И эта потребность во внимании, которая свойственна нам всем в обыденной жизни, разумеется, усиливается, когда мы чувствуем какую-то угрозу или опасность. Если человек падает в воду с причала и зовет на помощь, никому не придет в голову спокойно пройти мимо со словами: «Он сделал это только для того, чтобы добиться внимания к себе». Конечно же, он добивается внимания! Его жизнь в смертельной опасности, и он не может спастись сам, поэтому, чтобы сохранить свою жизнь и не погибнуть, ему остается только надеяться на других людей, которые не дадут ему погибнуть и спасут от смерти. И люди, услышавшие его крики о помощи, сразу это поймут и сделают все, что в их силах, чтобы ему помочь. Это естественно. Поэтому меня просто пугает, что в нашей психиатрии медики отмечают в журналах человеческие призывы о помощи, порой совершенно откровенные, не добавляя к ним никаких профессиональных соображений о том, какая помощь представляется в данном случае целесообразной и как данному работнику здравоохранения следует вести себя дальше в отношении того, кому требуется помощь.

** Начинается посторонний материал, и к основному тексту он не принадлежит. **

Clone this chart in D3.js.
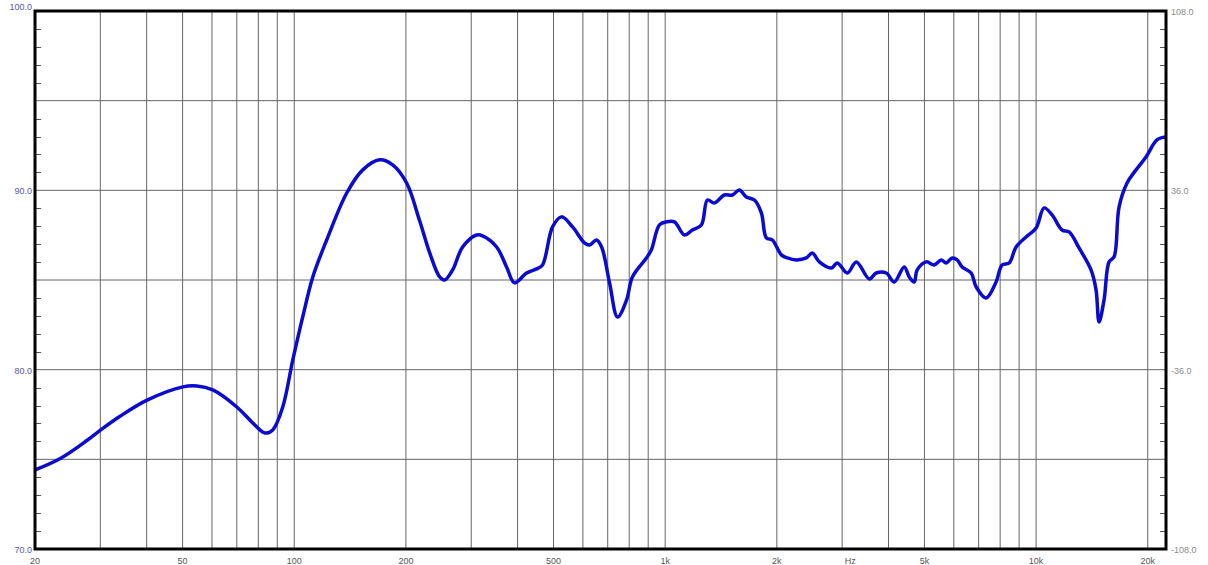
<!DOCTYPE html>
<html>
<head>
<meta charset="utf-8">
<script src="https://cdn.jsdelivr.net/npm/d3@7"></script>
<style>
  body { margin: 0; background: #fff; }
  svg { display: block; font-family: "Liberation Sans", Arial, sans-serif; }
</style>
</head>
<body>
<svg id="chart"></svg>
<script>
// frequency response (Hz / dB)
const freqs = [20, 23.4, 27.6, 29.9, 33.9, 40.1, 50.1, 54.6, 60.3, 70.0, 77.3, 83.3, 87.5, 93.1, 99.1,
  105.4, 112.2, 122.3, 138.5, 153.0, 169.9, 184.2, 200.9, 217.8, 231.8, 246.6, 254.4, 267.3, 284.4,
  310.2, 321.9, 351.2, 373.6, 392.6, 423, 450, 467, 497, 525.5, 562.7, 606, 625, 653, 674, 708, 744,
  787, 816, 890, 918, 965, 1008, 1059, 1127, 1184, 1252, 1300, 1357, 1444, 1518, 1585, 1655, 1740,
  1817, 1874, 1945, 2057, 2135, 2257, 2402, 2492, 2604, 2806, 2911, 3098, 3276, 3550, 3707, 3945,
  4146, 4411, 4550, 4693, 4781, 5056, 5313, 5549, 5724, 5939, 6127, 6320, 6684, 6895, 7333, 7801,
  8097, 8458, 8833, 9398, 10000, 10510, 11044, 11749, 12272, 13056, 14066, 14510, 14784, 15250,
  15730, 16226, 16738, 17590, 18596, 19784, 21181, 22393];
const spl = [74.41, 75.05, 76.05, 76.6, 77.4, 78.3, 79.04, 79.09, 78.87, 77.92, 77.03, 76.47, 76.64, 77.92, 80.54,
  82.94, 85.17, 87.23, 89.85, 91.14, 91.70, 91.42, 90.41, 88.3, 86.51, 85.17, 85.00, 85.56, 86.84,
  87.51, 87.46, 86.84, 85.73, 84.84, 85.39, 85.62, 85.84, 87.96, 88.52, 87.96, 87.07, 86.95, 87.23, 86.84, 84.84, 82.94,
  83.89, 85.17, 86.23, 86.68, 88.07, 88.24, 88.24, 87.51, 87.79, 88.07, 89.46, 89.30, 89.74, 89.74, 90.02, 89.63, 89.46,
  88.74, 87.35, 87.23, 86.40, 86.23, 86.12, 86.23, 86.51, 86.01, 85.67, 85.95, 85.39, 86.01, 85.06, 85.39, 85.39,
  84.89, 85.73, 85.17, 84.89, 85.56, 86.01, 85.84, 86.12, 85.95, 86.23, 86.12, 85.73, 85.39, 84.61, 84.00, 84.89,
  85.84, 85.95, 86.84, 87.40, 87.90, 89.02, 88.63, 87.79, 87.68, 86.79, 85.56, 84.45, 82.66, 83.89,
  86.01, 86.29, 89.07, 90.41, 91.14, 91.86, 92.81, 92.98];

// axis labels
const xTickValues = [20, 50, 100, 200, 500, 1000, 2000, 3000, 5000, 10000, 20000];
const xTickLabels = ["20", "50", "100", "200", "500", "1k", "2k", "Hz", "5k", "10k", "20k"];
const leftLabels = [100, 90, 80, 70];
const rightLabels = [108, 36, -36, -108];

const W = 1208, H = 565;
const plot = { left: 35, top: 11, right: 1166, bottom: 549 };

const svg = d3.select("#chart").attr("width", W).attr("height", H);

const x = d3.scaleLog().domain([20, 22400]).range([plot.left, plot.right]);
const y = d3.scaleLinear().domain([70, 100]).range([plot.bottom, plot.top]);
const yRight = d3.scaleLinear().domain([-108, 108]).range([plot.bottom, plot.top]);

// vertical grid (20, 30 ... 20k)
svg.append("g")
  .selectAll("line")
  .data(x.ticks().filter(f => f > 20))
  .enter().append("line")
  .attr("x1", d => x(d)).attr("x2", d => x(d))
  .attr("y1", plot.top).attr("y2", plot.bottom)
  .attr("stroke", "#666").attr("stroke-width", 1);

// horizontal grid every 5 dB
svg.append("g")
  .selectAll("line")
  .data(d3.range(75, 100, 5))
  .enter().append("line")
  .attr("x1", plot.left).attr("x2", plot.right)
  .attr("y1", d => y(d)).attr("y2", d => y(d))
  .attr("stroke", "#666").attr("stroke-width", 1);

// minor ticks, left side every 1 dB
svg.append("g")
  .selectAll("line")
  .data(d3.range(71, 100, 1).filter(v => v % 5 !== 0))
  .enter().append("line")
  .attr("x1", plot.left).attr("x2", plot.left + 6)
  .attr("y1", d => Math.round(y(d)) + 0.5).attr("y2", d => Math.round(y(d)) + 0.5)
  .attr("stroke", "#555");

// minor ticks, right side every 7.2
svg.append("g")
  .selectAll("line")
  .data(d3.range(1, 30).filter(i => i % 5 !== 0).map(i => -108 + i * 7.2))
  .enter().append("line")
  .attr("x1", plot.right - 6).attr("x2", plot.right)
  .attr("y1", d => Math.round(yRight(d)) + 0.5).attr("y2", d => Math.round(yRight(d)) + 0.5)
  .attr("stroke", "#555");

// response curve
const line = d3.line()
  .x((d, i) => x(freqs[i]))
  .y(d => y(d))
  .curve(d3.curveCatmullRom.alpha(0.5));

svg.append("path")
  .datum(spl)
  .attr("d", line)
  .attr("fill", "none")
  .attr("stroke", "#0a0ad0")
  .attr("stroke-width", 3.5)
  .attr("stroke-linejoin", "round");

// frame
svg.append("rect")
  .attr("x", plot.left).attr("y", plot.top)
  .attr("width", plot.right - plot.left).attr("height", plot.bottom - plot.top)
  .attr("fill", "none").attr("stroke", "#000").attr("stroke-width", 3);

// left labels
svg.append("g")
  .selectAll("text")
  .data(leftLabels)
  .enter().append("text")
  .attr("x", plot.left - 3)
  .attr("y", d => d === 100 ? y(d) - 1 : y(d) + 4)
  .attr("text-anchor", "end")
  .attr("font-size", 9)
  .attr("fill", "#5858a8")
  .text(d => d.toFixed(1));

// right labels
svg.append("g")
  .selectAll("text")
  .data(rightLabels)
  .enter().append("text")
  .attr("x", plot.right + 5)
  .attr("y", d => yRight(d) + 4)
  .attr("text-anchor", "start")
  .attr("font-size", 9)
  .attr("fill", "#8a8a8a")
  .text(d => d.toFixed(1));

// bottom labels
svg.append("g")
  .selectAll("text")
  .data(xTickValues)
  .enter().append("text")
  .attr("x", d => x(d) + (d === 3000 ? 8 : 0))
  .attr("y", 564)
  .attr("text-anchor", "middle")
  .attr("font-size", 9)
  .attr("fill", "#555")
  .text((d, i) => xTickLabels[i]);
</script>
</body>
</html>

Это примерно то же самое, как если бы они, заметив, что больной страдает серьезным истощением, ограничились бы пометкой в журнале, но не накормили бы больного. Не установив причину его истощения. Не дав рекомендаций, как избежать истощения в дальнейшем. И не указав причины, почему ничего не было сделано в этой ситуации. Но это лишь приблизительное сравнение. Потому что никто никогда не поступил бы так с больным, страдающим от физического истощения. Зато с пациентами, страдающими от душевного истощения вследствие недостатка человеческой заботы и внимания, так поступают часто. И я считаю, что разница здесь заключается в том, что последнее считается чем-то постыдным.